| Set exercise |
Without the pictures, give the entries below again exactly as written.

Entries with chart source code
·····
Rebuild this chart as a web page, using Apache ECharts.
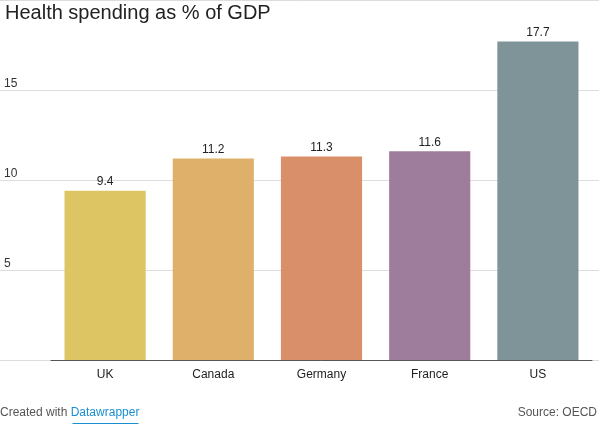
<!DOCTYPE html><html><head><meta charset="utf-8"><script src="https://cdn.jsdelivr.net/npm/echarts@6/dist/echarts.min.js"></script>
<style>html,body{margin:0;padding:0;background:#fff}#c{width:599px;height:424px}</style></head><body><div id="c"></div><script>
const categories=['UK','Canada','Germany','France','US'];
const values=[9.4,11.2,11.3,11.6,17.7];
const colors=['#dcc562','#deb06a','#d9906a','#9e7d9c','#7f9499'];
const yTicks=[5,10,15];
const ch=echarts.init(document.getElementById('c'));
ch.setOption({
animation:false,
title:{text:'Health spending as % of GDP',left:0,top:-2,textStyle:{fontFamily:'Liberation Sans',fontWeight:'normal',fontSize:20,color:'#222'}},
graphic:[
{type:'text',left:0,top:407,style:{text:'{a|Created with }{b|Datawrapper}',rich:{a:{fontFamily:'Liberation Sans',fontSize:12,fill:'#555'},b:{fontFamily:'Liberation Sans',fontSize:12,fill:'#1a8fd0',textDecoration:'underline'}}}},
{type:'line',left:70,top:421,shape:{x1:0,y1:0,x2:66,y2:0},style:{stroke:'#1a8fd0',lineWidth:1}},
{type:'text',right:2,top:407,style:{text:'Source: OECD',fontFamily:'Liberation Sans',fontSize:12,fill:'#555'}}
],
grid:[{left:0,right:0,top:0,bottom:64},{left:51,right:7,top:0,bottom:64}],
xAxis:[{gridIndex:0,type:'value',show:false,min:0,max:1},
{gridIndex:1,type:'category',data:categories,axisTick:{show:false},axisLine:{lineStyle:{color:'#555'}},axisLabel:{color:'#222',fontFamily:'Liberation Sans',fontSize:12,margin:9}}],
yAxis:[{gridIndex:0,type:'value',min:0,max:20,interval:5,axisLine:{show:false},axisTick:{show:false},
splitLine:{lineStyle:{color:'#ddd'}},axisLabel:{inside:true,verticalAlign:'bottom',margin:4,color:'#333',fontFamily:'Liberation Sans',fontSize:12,formatter:v=>yTicks.includes(v)?String(v):''}},
{gridIndex:1,type:'value',min:0,max:20,show:false}],
series:[{type:'bar',xAxisIndex:1,yAxisIndex:1,barWidth:'75%',data:values.map((v,i)=>({value:v,itemStyle:{color:colors[i]}})),
label:{show:true,position:'top',color:'#222',fontFamily:'Liberation Sans',fontSize:12,distance:3}}]
});
</script></body></html>
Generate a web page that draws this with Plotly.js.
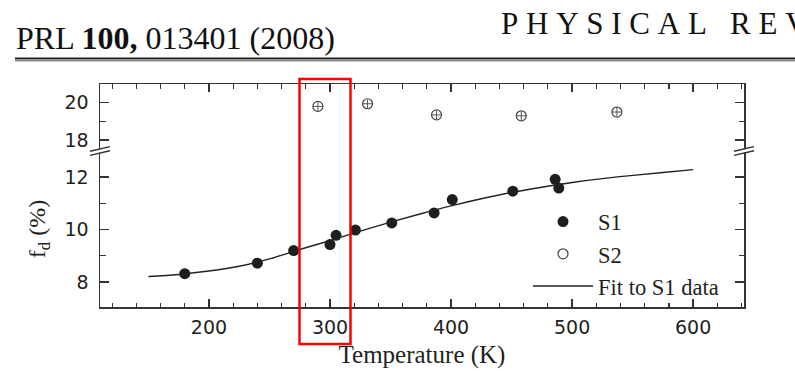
·····
| Correct response |
Rebuild this chart as a web page, using Apache ECharts.
<!DOCTYPE html><html><head><meta charset="utf-8"><script src="https://cdn.jsdelivr.net/npm/echarts@6/dist/echarts.min.js"></script>
<style>html,body{margin:0;padding:0;background:#fff}#c{width:599px;height:424px}</style></head><body><div id="c"></div><script>
const categories=['UK','Canada','Germany','France','US'];
const values=[9.4,11.2,11.3,11.6,17.7];
const colors=['#dcc562','#deb06a','#d9906a','#9e7d9c','#7f9499'];
const yTicks=[5,10,15];
const ch=echarts.init(document.getElementById('c'));
ch.setOption({
animation:false,
title:{text:'Health spending as % of GDP',left:0,top:-2,textStyle:{fontFamily:'Liberation Sans',fontWeight:'normal',fontSize:20,color:'#222'}},
graphic:[
{type:'text',left:0,top:407,style:{text:'{a|Created with }{b|Datawrapper}',rich:{a:{fontFamily:'Liberation Sans',fontSize:12,fill:'#555'},b:{fontFamily:'Liberation Sans',fontSize:12,fill:'#1a8fd0',textDecoration:'underline'}}}},
{type:'line',left:70,top:421,shape:{x1:0,y1:0,x2:66,y2:0},style:{stroke:'#1a8fd0',lineWidth:1}},
{type:'text',right:2,top:407,style:{text:'Source: OECD',fontFamily:'Liberation Sans',fontSize:12,fill:'#555'}}
],
grid:[{left:0,right:0,top:0,bottom:64},{left:51,right:7,top:0,bottom:64}],
xAxis:[{gridIndex:0,type:'value',show:false,min:0,max:1},
{gridIndex:1,type:'category',data:categories,axisTick:{show:false},axisLine:{lineStyle:{color:'#555'}},axisLabel:{color:'#222',fontFamily:'Liberation Sans',fontSize:12,margin:9}}],
yAxis:[{gridIndex:0,type:'value',min:0,max:20,interval:5,axisLine:{show:false},axisTick:{show:false},
splitLine:{lineStyle:{color:'#ddd'}},axisLabel:{inside:true,verticalAlign:'bottom',margin:4,color:'#333',fontFamily:'Liberation Sans',fontSize:12,formatter:v=>yTicks.includes(v)?String(v):''}},
{gridIndex:1,type:'value',min:0,max:20,show:false}],
series:[{type:'bar',xAxisIndex:1,yAxisIndex:1,barWidth:'75%',data:values.map((v,i)=>({value:v,itemStyle:{color:colors[i]}})),
label:{show:true,position:'top',color:'#222',fontFamily:'Liberation Sans',fontSize:12,distance:3}}]
});
</script></body></html>
Generate a web page that draws this with Plotly.js.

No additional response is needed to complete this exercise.